Otro científico ruso, Andrei Tyunyaev, que trabajó mano a mano con Anatoli Klesov, actualmente en la Universidad de Harvard, ha analizado el mapa de los asentamientos humanos en la superficie terrestre comparando datos antiguos con las nuevas bases de datos masivas y ha llegado a la conclusión de que, genéticamente, las poblaciones humanas en teoría procedentes de África no pueden ser los antepasados del resto de personas en el planeta. Tyunyaev, apoyado por Klesov, ha llegado a la misma conclusión que Belov: todas las informaciones de las que disponemos en este momento en el marco de la evolución humana parecen indicar que el Homo Sapiens "no ha hecho más que degradarse" o involucionar, en lugar de la creencia hoy tan extendida de que siempre ha seguido un camino ascendente. La verdad es que si echamos un vistazo a nuestro alrededor, nadie diría que el ser humano es una especie exitosa y destinada a la gloria sino todo lo contrario. Consideraré como un chiste muy malo que alguien se atreva a ensalzar nuestra sociedad contemporánea aludiendo al progreso tecnológico cuando por todas partes vemos guerras, hambre, contaminación, desempleo, envidias, estafas, depresiones y tantos otros ingredientes de una sopa que amenaza con envenenarnos y destruirnos más pronto que tarde sin darnos tiempo a recuperar la Edad de Oro que tanto añoraron nuestros ancestros...

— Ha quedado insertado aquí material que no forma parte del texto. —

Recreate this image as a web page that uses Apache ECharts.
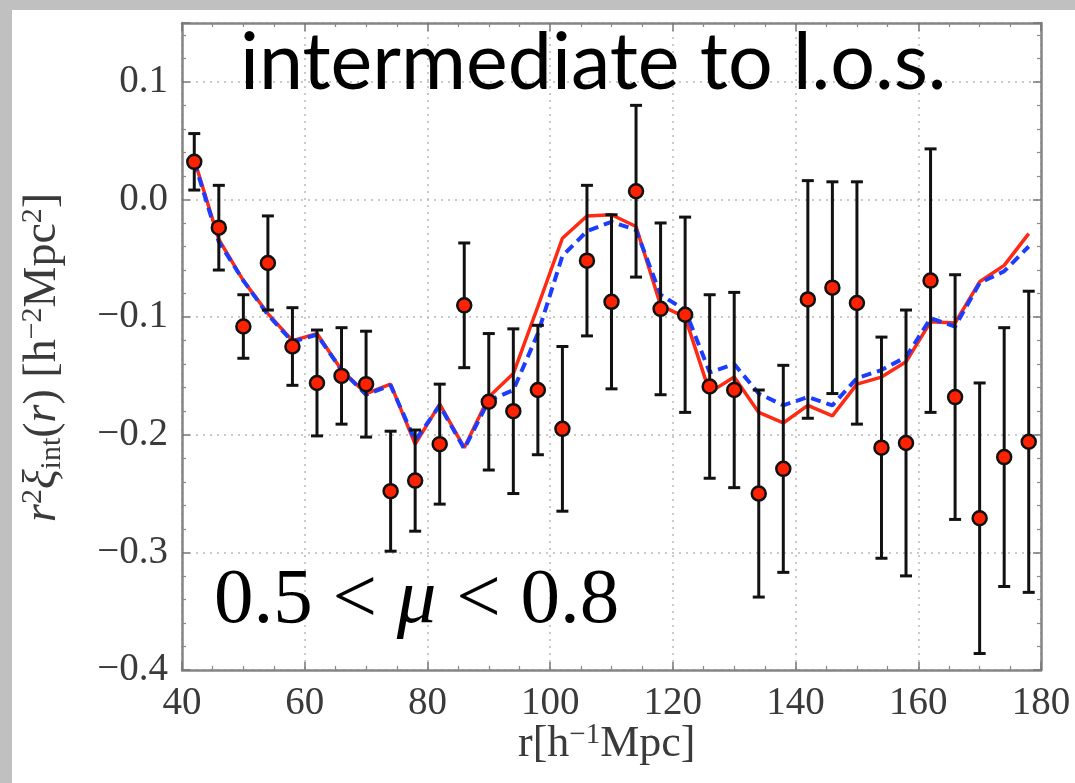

Además, los científicos rusos han insistido en un punto especialmente importante: a pesar de los miles de millones de dólares invertidos durante tantos decenios removiendo toneladas de tierra en todo el mundo, nadie ha logrado todavía encontrar al presunto antepasado común de hombres y monos que confirmen las teorías de Darwin que, a día de hoy y mal que le pese a tanto erudito a la violeta suelto por ahí, siguen siendo eso: teorías. Las más aceptadas por la mayoría de científicos, pero teorías al fin y al cabo.